Le procès de Peter Liang, 28 ans, inculpé notamment d'homicide involontaire sur la personne d'Akai Gurley, s'est ouvert devant une salle comble, au tribunal de Brooklyn. Cravate violette et costume sombre, l'accusé, qui comparaît libre et compte prendre la parole pour sa défense, n'a montré aucune émotion, assis à côté de ses avocats.
Il est extrêmement rare aux Etats-Unis qu'un policier en fonction soit jugé pour avoir tué quelqu'un.
La mort d'Akai Gurley le 20 novembre 2014 à Brooklyn était venue s'ajouter à celles de plusieurs noirs non armés, tués par la police aux Etats-Unis, ravivant les tensions raciales et suscitant de nombreuses manifestations.
Cette nuit-là, Peter Liang, qui avait commencé 11 mois plus tôt comme policier, était chargé de patrouiller avec un collègue dans la cité HLM Louis H. Pink Houses de Brooklyn. Après avoir inspecté le toit d'un immeuble, il avait emprunté la cage d'escalier au 8e étage pour redescendre, vers 23H00.
La lumière ne fonctionnait pas et il faisait très sombre, le jeune policier avait sorti sa lampe de poche d'une main et son arme de l'autre, selon les procureurs. Au même moment, l'ascenseur n'arrivant pas, Akai Gurley, 28 ans, avait commencé à descendre les escaliers au 7e étage avec une amie. Peter Liang avait tiré vers le bas.
"Il a tiré sans raison", a tonné lundi le procureur Marc Fliedner lors de sa déclaration d'ouverture. Et après, "il a perdu un temps précieux", s'inquiétant d'être renvoyé de la police et se disputant avec son collègue, a ajouté le procureur. Il n'a pas appelé son supérieur comme il aurait dû le faire. Il n'a pas appelé les secours. Il n'avait pas à avoir le doigt sur la gâchette, a aussi souligné le procureur, rappelant les règlements de la police de New York.
Akai Gurley, 28 ans, père d'une petite fille, atteint d'une balle en pleine poitrine, s'effondrera deux étages plus bas. La balle a ricoché sur le mur avant de le transpercer, selon le procureur.
"Ils avaient absolument le droit d'être là.
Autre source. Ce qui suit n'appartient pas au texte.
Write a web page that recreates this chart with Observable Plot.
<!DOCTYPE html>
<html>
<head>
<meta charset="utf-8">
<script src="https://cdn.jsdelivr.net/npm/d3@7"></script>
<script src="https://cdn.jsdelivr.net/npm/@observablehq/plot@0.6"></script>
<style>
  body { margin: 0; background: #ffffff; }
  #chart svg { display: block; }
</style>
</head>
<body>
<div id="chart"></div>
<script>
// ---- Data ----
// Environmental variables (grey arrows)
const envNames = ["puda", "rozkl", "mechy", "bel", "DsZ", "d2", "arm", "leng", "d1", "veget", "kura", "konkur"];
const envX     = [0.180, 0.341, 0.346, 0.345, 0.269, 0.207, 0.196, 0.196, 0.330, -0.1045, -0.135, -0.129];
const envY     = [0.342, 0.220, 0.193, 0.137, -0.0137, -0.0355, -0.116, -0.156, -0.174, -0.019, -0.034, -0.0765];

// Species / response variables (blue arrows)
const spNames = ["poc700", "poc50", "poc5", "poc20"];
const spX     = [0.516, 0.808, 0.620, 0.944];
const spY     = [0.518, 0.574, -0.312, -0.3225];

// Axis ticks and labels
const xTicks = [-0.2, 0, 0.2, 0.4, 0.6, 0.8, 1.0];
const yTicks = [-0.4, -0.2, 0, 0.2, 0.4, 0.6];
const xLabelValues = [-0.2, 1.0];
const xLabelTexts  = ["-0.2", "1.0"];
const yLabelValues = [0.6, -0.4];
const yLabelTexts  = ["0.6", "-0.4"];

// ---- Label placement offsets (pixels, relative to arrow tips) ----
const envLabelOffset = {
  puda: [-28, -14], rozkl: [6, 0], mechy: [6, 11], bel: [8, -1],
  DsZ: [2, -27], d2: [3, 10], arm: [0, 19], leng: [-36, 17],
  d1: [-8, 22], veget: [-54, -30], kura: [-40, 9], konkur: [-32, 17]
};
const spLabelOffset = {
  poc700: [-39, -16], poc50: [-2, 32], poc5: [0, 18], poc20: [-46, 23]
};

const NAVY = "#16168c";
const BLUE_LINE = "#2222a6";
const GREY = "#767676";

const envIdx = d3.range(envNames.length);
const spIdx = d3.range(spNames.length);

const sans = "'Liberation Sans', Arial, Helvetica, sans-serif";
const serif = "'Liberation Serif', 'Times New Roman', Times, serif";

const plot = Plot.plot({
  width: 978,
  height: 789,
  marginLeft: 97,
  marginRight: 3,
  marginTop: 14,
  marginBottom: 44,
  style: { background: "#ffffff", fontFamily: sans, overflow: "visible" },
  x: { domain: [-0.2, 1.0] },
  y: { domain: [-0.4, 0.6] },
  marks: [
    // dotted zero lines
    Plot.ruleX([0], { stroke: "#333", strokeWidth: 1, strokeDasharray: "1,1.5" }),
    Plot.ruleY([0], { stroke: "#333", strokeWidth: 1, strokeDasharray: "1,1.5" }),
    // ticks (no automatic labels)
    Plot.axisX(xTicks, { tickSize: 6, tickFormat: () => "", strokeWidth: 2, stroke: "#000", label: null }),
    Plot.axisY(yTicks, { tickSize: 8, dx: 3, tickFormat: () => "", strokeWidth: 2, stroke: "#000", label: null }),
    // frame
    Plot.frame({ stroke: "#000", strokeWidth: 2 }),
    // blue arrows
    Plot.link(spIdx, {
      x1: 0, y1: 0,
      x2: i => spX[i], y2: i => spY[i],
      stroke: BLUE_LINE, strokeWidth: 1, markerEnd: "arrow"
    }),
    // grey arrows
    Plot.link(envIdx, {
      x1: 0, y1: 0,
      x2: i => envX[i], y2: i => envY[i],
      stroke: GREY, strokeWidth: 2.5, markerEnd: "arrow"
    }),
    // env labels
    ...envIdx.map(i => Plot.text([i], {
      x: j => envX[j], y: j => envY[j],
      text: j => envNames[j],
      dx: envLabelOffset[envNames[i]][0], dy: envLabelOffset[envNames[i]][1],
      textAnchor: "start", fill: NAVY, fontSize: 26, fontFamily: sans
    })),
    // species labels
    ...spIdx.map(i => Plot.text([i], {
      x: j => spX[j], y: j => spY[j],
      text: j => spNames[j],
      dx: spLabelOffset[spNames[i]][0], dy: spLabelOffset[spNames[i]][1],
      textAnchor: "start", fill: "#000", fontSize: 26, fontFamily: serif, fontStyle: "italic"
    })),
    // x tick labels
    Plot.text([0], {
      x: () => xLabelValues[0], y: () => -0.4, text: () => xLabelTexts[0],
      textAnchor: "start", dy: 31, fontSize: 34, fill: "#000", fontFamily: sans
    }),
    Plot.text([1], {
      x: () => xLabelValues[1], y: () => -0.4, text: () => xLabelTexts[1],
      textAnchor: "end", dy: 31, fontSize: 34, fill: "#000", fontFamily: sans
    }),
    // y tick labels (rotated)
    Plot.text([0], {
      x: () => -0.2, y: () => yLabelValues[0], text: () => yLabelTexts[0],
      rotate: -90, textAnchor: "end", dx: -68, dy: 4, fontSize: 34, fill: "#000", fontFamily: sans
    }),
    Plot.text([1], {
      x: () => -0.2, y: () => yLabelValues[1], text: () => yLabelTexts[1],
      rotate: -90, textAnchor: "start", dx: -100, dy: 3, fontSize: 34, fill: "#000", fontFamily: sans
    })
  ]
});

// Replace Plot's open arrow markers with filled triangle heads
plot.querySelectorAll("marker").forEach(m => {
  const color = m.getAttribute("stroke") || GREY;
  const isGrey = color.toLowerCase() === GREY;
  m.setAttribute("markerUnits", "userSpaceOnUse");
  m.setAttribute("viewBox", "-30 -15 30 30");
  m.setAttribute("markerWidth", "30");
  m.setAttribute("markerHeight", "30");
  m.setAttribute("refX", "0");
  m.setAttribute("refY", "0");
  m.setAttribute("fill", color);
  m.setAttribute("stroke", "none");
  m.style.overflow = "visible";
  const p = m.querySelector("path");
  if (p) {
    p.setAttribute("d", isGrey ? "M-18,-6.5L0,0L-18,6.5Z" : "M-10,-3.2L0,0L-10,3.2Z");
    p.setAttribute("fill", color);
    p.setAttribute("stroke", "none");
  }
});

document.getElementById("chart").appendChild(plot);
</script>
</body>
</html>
Ils ne faisaient absolument rien de mal", a insisté le procureur à propos d'Akai Gurley et de son amie Melissa Butler.
Celle-ci, en larmes, frappe ensuite aux portes, cherche de l'aide. Une voisine, Melissa Lopez, appelle la police.
Policiers invisibles
Les deux policiers sont alors "invisibles", a déclaré le procureur. Et quand ils descendent du 8e étage, de longues minutes plus tard, Peter Liang "contourne" sa victime qui gît au sol, au lieu de s'agenouiller pour voir s'il peut l'aider, a ajouté le procureur, mettant genou à terre pour être plus dramatique.
Melissa Lopez a témoigné que Melissa Butler, qui n'était pas formée, avait en vain essayé la réanimation cardio-pulmonaire.
L'appel de Mme Lopez à la police a été diffusé à l'audience. On y entend Melissa Butler crier "il ne respire plus", et Mme Lopez, en ligne avec les services d'urgence, lui donner des conseils.
Peter Liang, d'origine chinoise, a plaidé non coupable et risque jusqu'à 15 ans de prison.
"Je l'ai tué par accident", avait-il indiqué à un supérieur, Vitaliy Zelikov, arrivé peu après sur place.
"C'était un accident", a répété son avocate Rae Koshetz lundi, soulignant que Peter Liang n'avait d'abord "aucune idée" qu'il avait atteint quelqu'un. Elle a aussi souligné que rien n'interdisait à un policier de sortir son arme. Il était "terrifié" après avoir tiré, "une loque", tellement choqué qu'il était "incapable de communiquer", a-t-elle ajouté.
Ce procès "n'est pas un référendum sur la police aux Etats-Unis", a-t-elle aussi insisté, voulant le dissocier des autres bavures policières, qui avaient suscité en 2014 et 2015 de nombreuses manifestations, notamment après la mort de Michael Brown à Ferguson (Missouri) et Eric Garner à New York. Dans ces deux cas, les policiers impliqués n'ont pas été poursuivis.
Le jury est composé de sept femmes et cinq hommes. Un seul juré est Africain-américain.
Le procès devrait durer de trois à quatre semaines.